The integration of the region into the national economy brought with it centers of heavy industry, the LOC says.
“As we all know, the Detroit area became the preeminent center of that vast industry,” it states. “The Milwaukee area came to specialize in the production of heavy machinery for mines, power plants and heavy machinery, agricultural machinery included.”
A fully-developed railroad system moved the region’s products east through Chicago to New York. In 1900, the Copper Range Railroad connected the Copper Country to that railroad system, opening the region to every city in the United States.
One area of development in which the Copper Country bucked a trend, prevalent elsewhere in the Midwest, however was in agriculture: “By 1900, the farm country and farm towns of the Upper Midwest were emptying out, and cities began to sprawl,” the LOC stated.
What the Michigan Agricultural College, in Lansing, had found, was that the greatest period of agricultural development in the Upper Peninsula occurred between 1900 and 1920.
“During this period, the Quarterly Bulletin of the MAC Experiment Station for May, 1930, “the number of farms and the amount of land in farms doubled.”
the land area in farms was still increasing after that date in five other counties: Delta, Houghton, Iron, Luce and Marquette. In Houghton County, the number of farms had increased from 1,741 in 1920, to 1,840 in 1930. Keweenaw County saw similar increases in that same 10-year period, from 72 to 188 in 1925, to a decline to 102 in 1930, but still an overall increase. Ontonagon County, likewise, increased from 917 farms to 1,134. However, there is something in the report that deserves a much closer look:
“Hay was formerly an important cash crop,” the report states. “The rapid decline in horse population and the resulting decline in the outside demand for hay afffected adversely many areas in this section of the state. The dairy cattle enterprise has expanded to utilize a large portion of the hay which was formerly shipped to outside markets.”

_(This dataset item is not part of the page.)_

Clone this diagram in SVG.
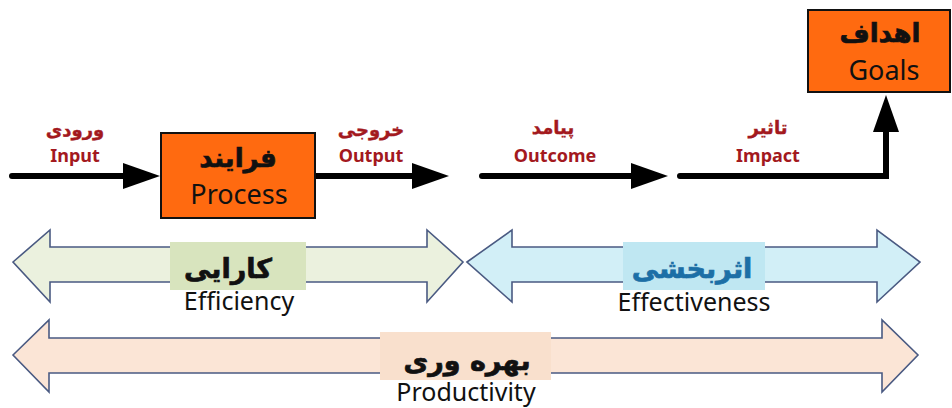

Although a reason for the rapid decline in horse population was not explained, its timing coincides with rise of agricultural manufacturing in Milwaukee.
Edward P. Allis, also famous for manufacturing heavy mining equipment (the Quincy Mining Company had purchased many Allis hoists and compressors), merged with Fraser & Chalmers, Dickson Manufacturing Company, and the Gates Iron Works, all of Chicago, to form the Allis-Chalmers Company, according to the Charles Allis Art Museum. In 1914, the company began producing tractors and agricultural equipment, become a world leader. To distinguish their tractors from competitors’ machines, in 1920 Allis-Chalmers began painting their Persian Orange. John Deere had begun building farm tractors in Moline, Illinois, in 1918; in 1926, the Farmall company began manufacturing tractors in Rock Island, Illinois.
As early as 1907, Henry Ford built his first tractor, calling it initially, an “automobile plow.” As would be expected, Ford became the first in the U.S. farm industry to mass produce tractors. The name was changed to Fordson, a contraction of Henry Ford & Son. By the 1920s, 75 percent of all tractors built in the United States were Fordsons.